▸ COLLECTED DATA:

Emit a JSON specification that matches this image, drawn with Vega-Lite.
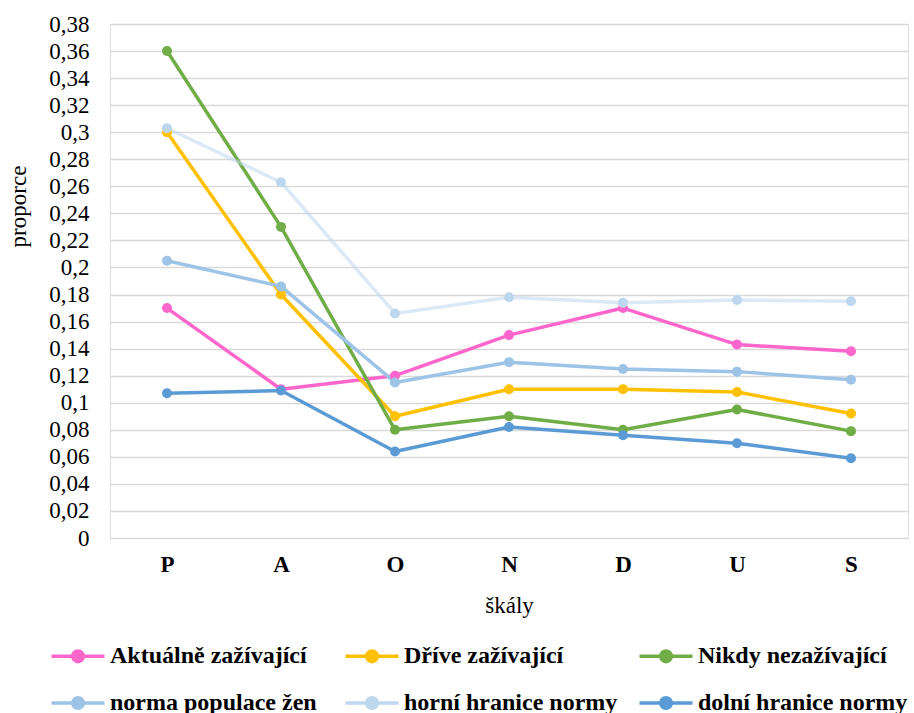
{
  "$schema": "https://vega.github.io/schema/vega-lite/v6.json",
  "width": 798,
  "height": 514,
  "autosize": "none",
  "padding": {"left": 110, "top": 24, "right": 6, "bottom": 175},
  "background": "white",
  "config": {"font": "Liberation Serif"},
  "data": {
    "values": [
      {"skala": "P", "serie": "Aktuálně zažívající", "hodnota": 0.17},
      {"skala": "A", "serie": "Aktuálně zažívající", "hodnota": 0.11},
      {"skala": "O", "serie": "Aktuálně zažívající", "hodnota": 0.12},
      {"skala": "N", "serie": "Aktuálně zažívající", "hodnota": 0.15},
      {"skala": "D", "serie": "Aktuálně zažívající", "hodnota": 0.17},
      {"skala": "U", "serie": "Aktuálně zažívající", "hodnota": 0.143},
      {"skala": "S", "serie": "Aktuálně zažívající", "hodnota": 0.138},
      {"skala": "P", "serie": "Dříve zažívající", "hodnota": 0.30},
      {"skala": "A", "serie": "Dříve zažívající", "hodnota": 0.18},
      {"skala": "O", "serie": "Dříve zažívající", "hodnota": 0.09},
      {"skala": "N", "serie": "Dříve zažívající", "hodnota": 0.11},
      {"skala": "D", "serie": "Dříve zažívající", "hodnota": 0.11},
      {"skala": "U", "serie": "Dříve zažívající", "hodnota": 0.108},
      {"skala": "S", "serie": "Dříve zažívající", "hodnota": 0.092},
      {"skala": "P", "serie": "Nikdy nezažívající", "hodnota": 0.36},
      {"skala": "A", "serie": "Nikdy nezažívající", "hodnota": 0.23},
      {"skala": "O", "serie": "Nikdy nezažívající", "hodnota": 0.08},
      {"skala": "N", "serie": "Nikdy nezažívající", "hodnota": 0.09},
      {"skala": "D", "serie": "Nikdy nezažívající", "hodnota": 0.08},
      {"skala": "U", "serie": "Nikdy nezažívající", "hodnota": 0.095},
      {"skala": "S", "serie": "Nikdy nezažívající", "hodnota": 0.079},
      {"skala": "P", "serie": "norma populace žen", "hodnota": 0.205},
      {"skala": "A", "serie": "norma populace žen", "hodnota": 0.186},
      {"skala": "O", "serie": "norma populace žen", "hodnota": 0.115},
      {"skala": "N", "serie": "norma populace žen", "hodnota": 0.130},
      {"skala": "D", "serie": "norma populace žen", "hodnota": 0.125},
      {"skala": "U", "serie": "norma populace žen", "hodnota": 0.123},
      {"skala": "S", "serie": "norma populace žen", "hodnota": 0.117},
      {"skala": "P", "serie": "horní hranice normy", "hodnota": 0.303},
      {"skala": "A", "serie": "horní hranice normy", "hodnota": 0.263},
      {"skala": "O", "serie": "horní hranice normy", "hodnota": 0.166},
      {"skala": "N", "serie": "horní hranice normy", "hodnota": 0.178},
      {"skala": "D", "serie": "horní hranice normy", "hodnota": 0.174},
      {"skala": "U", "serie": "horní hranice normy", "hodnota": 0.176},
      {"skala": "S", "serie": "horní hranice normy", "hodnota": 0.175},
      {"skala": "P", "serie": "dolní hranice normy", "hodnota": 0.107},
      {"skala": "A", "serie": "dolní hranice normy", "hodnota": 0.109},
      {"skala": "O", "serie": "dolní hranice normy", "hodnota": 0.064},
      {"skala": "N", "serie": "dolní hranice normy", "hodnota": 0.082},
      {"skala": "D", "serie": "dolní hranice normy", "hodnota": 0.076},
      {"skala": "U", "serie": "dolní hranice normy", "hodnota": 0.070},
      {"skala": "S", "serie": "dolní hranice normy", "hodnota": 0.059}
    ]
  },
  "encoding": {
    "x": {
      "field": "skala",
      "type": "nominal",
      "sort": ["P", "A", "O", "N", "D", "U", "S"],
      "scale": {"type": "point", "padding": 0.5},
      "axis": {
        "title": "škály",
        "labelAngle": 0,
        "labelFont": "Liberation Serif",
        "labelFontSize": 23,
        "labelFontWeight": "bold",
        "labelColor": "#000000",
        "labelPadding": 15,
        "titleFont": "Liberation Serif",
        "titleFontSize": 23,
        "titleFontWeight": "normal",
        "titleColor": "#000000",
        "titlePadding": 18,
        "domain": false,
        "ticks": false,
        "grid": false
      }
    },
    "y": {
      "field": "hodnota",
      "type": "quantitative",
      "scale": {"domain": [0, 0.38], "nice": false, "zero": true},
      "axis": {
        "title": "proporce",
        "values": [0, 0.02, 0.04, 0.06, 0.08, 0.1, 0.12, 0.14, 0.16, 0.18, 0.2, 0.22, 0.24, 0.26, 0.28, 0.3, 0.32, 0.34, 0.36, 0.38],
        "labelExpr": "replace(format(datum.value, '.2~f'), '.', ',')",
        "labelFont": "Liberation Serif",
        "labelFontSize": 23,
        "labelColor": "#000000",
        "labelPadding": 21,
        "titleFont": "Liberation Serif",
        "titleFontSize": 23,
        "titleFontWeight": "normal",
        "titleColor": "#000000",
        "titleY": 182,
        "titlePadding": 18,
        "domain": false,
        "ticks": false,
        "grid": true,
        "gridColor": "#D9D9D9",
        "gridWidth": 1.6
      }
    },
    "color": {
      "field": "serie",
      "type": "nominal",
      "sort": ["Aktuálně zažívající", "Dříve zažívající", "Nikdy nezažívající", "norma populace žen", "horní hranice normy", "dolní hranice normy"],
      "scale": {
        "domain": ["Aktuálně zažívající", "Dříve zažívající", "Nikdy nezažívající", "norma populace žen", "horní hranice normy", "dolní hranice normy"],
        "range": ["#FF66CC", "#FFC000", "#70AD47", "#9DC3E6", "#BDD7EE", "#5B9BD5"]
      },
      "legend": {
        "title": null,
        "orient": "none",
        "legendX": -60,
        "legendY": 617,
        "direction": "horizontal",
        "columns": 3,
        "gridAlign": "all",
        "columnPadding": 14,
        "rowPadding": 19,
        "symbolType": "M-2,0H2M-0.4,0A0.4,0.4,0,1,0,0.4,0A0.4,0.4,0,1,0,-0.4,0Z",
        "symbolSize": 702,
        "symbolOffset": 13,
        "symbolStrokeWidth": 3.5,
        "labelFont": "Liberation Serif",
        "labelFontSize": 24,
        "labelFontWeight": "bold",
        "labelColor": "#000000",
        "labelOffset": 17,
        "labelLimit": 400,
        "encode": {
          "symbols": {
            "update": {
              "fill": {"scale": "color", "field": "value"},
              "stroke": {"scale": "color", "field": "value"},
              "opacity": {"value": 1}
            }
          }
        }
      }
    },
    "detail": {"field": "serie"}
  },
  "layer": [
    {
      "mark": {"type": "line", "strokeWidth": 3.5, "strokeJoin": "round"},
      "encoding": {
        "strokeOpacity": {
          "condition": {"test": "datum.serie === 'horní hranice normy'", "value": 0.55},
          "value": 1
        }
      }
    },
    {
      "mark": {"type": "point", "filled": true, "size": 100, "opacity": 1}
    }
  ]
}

▸ PROBLEM REQUIREMENTS: Repeat the listing in full and exactly. Leave any pictures out.

▸ ANSWER TO THE EXERCISE:
Emit a JSON specification that matches this image, drawn with Vega-Lite.
{
  "$schema": "https://vega.github.io/schema/vega-lite/v6.json",
  "width": 798,
  "height": 514,
  "autosize": "none",
  "padding": {"left": 110, "top": 24, "right": 6, "bottom": 175},
  "background": "white",
  "config": {"font": "Liberation Serif"},
  "data": {
    "values": [
      {"skala": "P", "serie": "Aktuálně zažívající", "hodnota": 0.17},
      {"skala": "A", "serie": "Aktuálně zažívající", "hodnota": 0.11},
      {"skala": "O", "serie": "Aktuálně zažívající", "hodnota": 0.12},
      {"skala": "N", "serie": "Aktuálně zažívající", "hodnota": 0.15},
      {"skala": "D", "serie": "Aktuálně zažívající", "hodnota": 0.17},
      {"skala": "U", "serie": "Aktuálně zažívající", "hodnota": 0.143},
      {"skala": "S", "serie": "Aktuálně zažívající", "hodnota": 0.138},
      {"skala": "P", "serie": "Dříve zažívající", "hodnota": 0.30},
      {"skala": "A", "serie": "Dříve zažívající", "hodnota": 0.18},
      {"skala": "O", "serie": "Dříve zažívající", "hodnota": 0.09},
      {"skala": "N", "serie": "Dříve zažívající", "hodnota": 0.11},
      {"skala": "D", "serie": "Dříve zažívající", "hodnota": 0.11},
      {"skala": "U", "serie": "Dříve zažívající", "hodnota": 0.108},
      {"skala": "S", "serie": "Dříve zažívající", "hodnota": 0.092},
      {"skala": "P", "serie": "Nikdy nezažívající", "hodnota": 0.36},
      {"skala": "A", "serie": "Nikdy nezažívající", "hodnota": 0.23},
      {"skala": "O", "serie": "Nikdy nezažívající", "hodnota": 0.08},
      {"skala": "N", "serie": "Nikdy nezažívající", "hodnota": 0.09},
      {"skala": "D", "serie": "Nikdy nezažívající", "hodnota": 0.08},
      {"skala": "U", "serie": "Nikdy nezažívající", "hodnota": 0.095},
      {"skala": "S", "serie": "Nikdy nezažívající", "hodnota": 0.079},
      {"skala": "P", "serie": "norma populace žen", "hodnota": 0.205},
      {"skala": "A", "serie": "norma populace žen", "hodnota": 0.186},
      {"skala": "O", "serie": "norma populace žen", "hodnota": 0.115},
      {"skala": "N", "serie": "norma populace žen", "hodnota": 0.130},
      {"skala": "D", "serie": "norma populace žen", "hodnota": 0.125},
      {"skala": "U", "serie": "norma populace žen", "hodnota": 0.123},
      {"skala": "S", "serie": "norma populace žen", "hodnota": 0.117},
      {"skala": "P", "serie": "horní hranice normy", "hodnota": 0.303},
      {"skala": "A", "serie": "horní hranice normy", "hodnota": 0.263},
      {"skala": "O", "serie": "horní hranice normy", "hodnota": 0.166},
      {"skala": "N", "serie": "horní hranice normy", "hodnota": 0.178},
      {"skala": "D", "serie": "horní hranice normy", "hodnota": 0.174},
      {"skala": "U", "serie": "horní hranice normy", "hodnota": 0.176},
      {"skala": "S", "serie": "horní hranice normy", "hodnota": 0.175},
      {"skala": "P", "serie": "dolní hranice normy", "hodnota": 0.107},
      {"skala": "A", "serie": "dolní hranice normy", "hodnota": 0.109},
      {"skala": "O", "serie": "dolní hranice normy", "hodnota": 0.064},
      {"skala": "N", "serie": "dolní hranice normy", "hodnota": 0.082},
      {"skala": "D", "serie": "dolní hranice normy", "hodnota": 0.076},
      {"skala": "U", "serie": "dolní hranice normy", "hodnota": 0.070},
      {"skala": "S", "serie": "dolní hranice normy", "hodnota": 0.059}
    ]
  },
  "encoding": {
    "x": {
      "field": "skala",
      "type": "nominal",
      "sort": ["P", "A", "O", "N", "D", "U", "S"],
      "scale": {"type": "point", "padding": 0.5},
      "axis": {
        "title": "škály",
        "labelAngle": 0,
        "labelFont": "Liberation Serif",
        "labelFontSize": 23,
        "labelFontWeight": "bold",
        "labelColor": "#000000",
        "labelPadding": 15,
        "titleFont": "Liberation Serif",
        "titleFontSize": 23,
        "titleFontWeight": "normal",
        "titleColor": "#000000",
        "titlePadding": 18,
        "domain": false,
        "ticks": false,
        "grid": false
      }
    },
    "y": {
      "field": "hodnota",
      "type": "quantitative",
      "scale": {"domain": [0, 0.38], "nice": false, "zero": true},
      "axis": {
        "title": "proporce",
        "values": [0, 0.02, 0.04, 0.06, 0.08, 0.1, 0.12, 0.14, 0.16, 0.18, 0.2, 0.22, 0.24, 0.26, 0.28, 0.3, 0.32, 0.34, 0.36, 0.38],
        "labelExpr": "replace(format(datum.value, '.2~f'), '.', ',')",
        "labelFont": "Liberation Serif",
        "labelFontSize": 23,
        "labelColor": "#000000",
        "labelPadding": 21,
        "titleFont": "Liberation Serif",
        "titleFontSize": 23,
        "titleFontWeight": "normal",
        "titleColor": "#000000",
        "titleY": 182,
        "titlePadding": 18,
        "domain": false,
        "ticks": false,
        "grid": true,
        "gridColor": "#D9D9D9",
        "gridWidth": 1.6
      }
    },
    "color": {
      "field": "serie",
      "type": "nominal",
      "sort": ["Aktuálně zažívající", "Dříve zažívající", "Nikdy nezažívající", "norma populace žen", "horní hranice normy", "dolní hranice normy"],
      "scale": {
        "domain": ["Aktuálně zažívající", "Dříve zažívající", "Nikdy nezažívající", "norma populace žen", "horní hranice normy", "dolní hranice normy"],
        "range": ["#FF66CC", "#FFC000", "#70AD47", "#9DC3E6", "#BDD7EE", "#5B9BD5"]
      },
      "legend": {
        "title": null,
        "orient": "none",
        "legendX": -60,
        "legendY": 617,
        "direction": "horizontal",
        "columns": 3,
        "gridAlign": "all",
        "columnPadding": 14,
        "rowPadding": 19,
        "symbolType": "M-2,0H2M-0.4,0A0.4,0.4,0,1,0,0.4,0A0.4,0.4,0,1,0,-0.4,0Z",
        "symbolSize": 702,
        "symbolOffset": 13,
        "symbolStrokeWidth": 3.5,
        "labelFont": "Liberation Serif",
        "labelFontSize": 24,
        "labelFontWeight": "bold",
        "labelColor": "#000000",
        "labelOffset": 17,
        "labelLimit": 400,
        "encode": {
          "symbols": {
            "update": {
              "fill": {"scale": "color", "field": "value"},
              "stroke": {"scale": "color", "field": "value"},
              "opacity": {"value": 1}
            }
          }
        }
      }
    },
    "detail": {"field": "serie"}
  },
  "layer": [
    {
      "mark": {"type": "line", "strokeWidth": 3.5, "strokeJoin": "round"},
      "encoding": {
        "strokeOpacity": {
          "condition": {"test": "datum.serie === 'horní hranice normy'", "value": 0.55},
          "value": 1
        }
      }
    },
    {
      "mark": {"type": "point", "filled": true, "size": 100, "opacity": 1}
    }
  ]
}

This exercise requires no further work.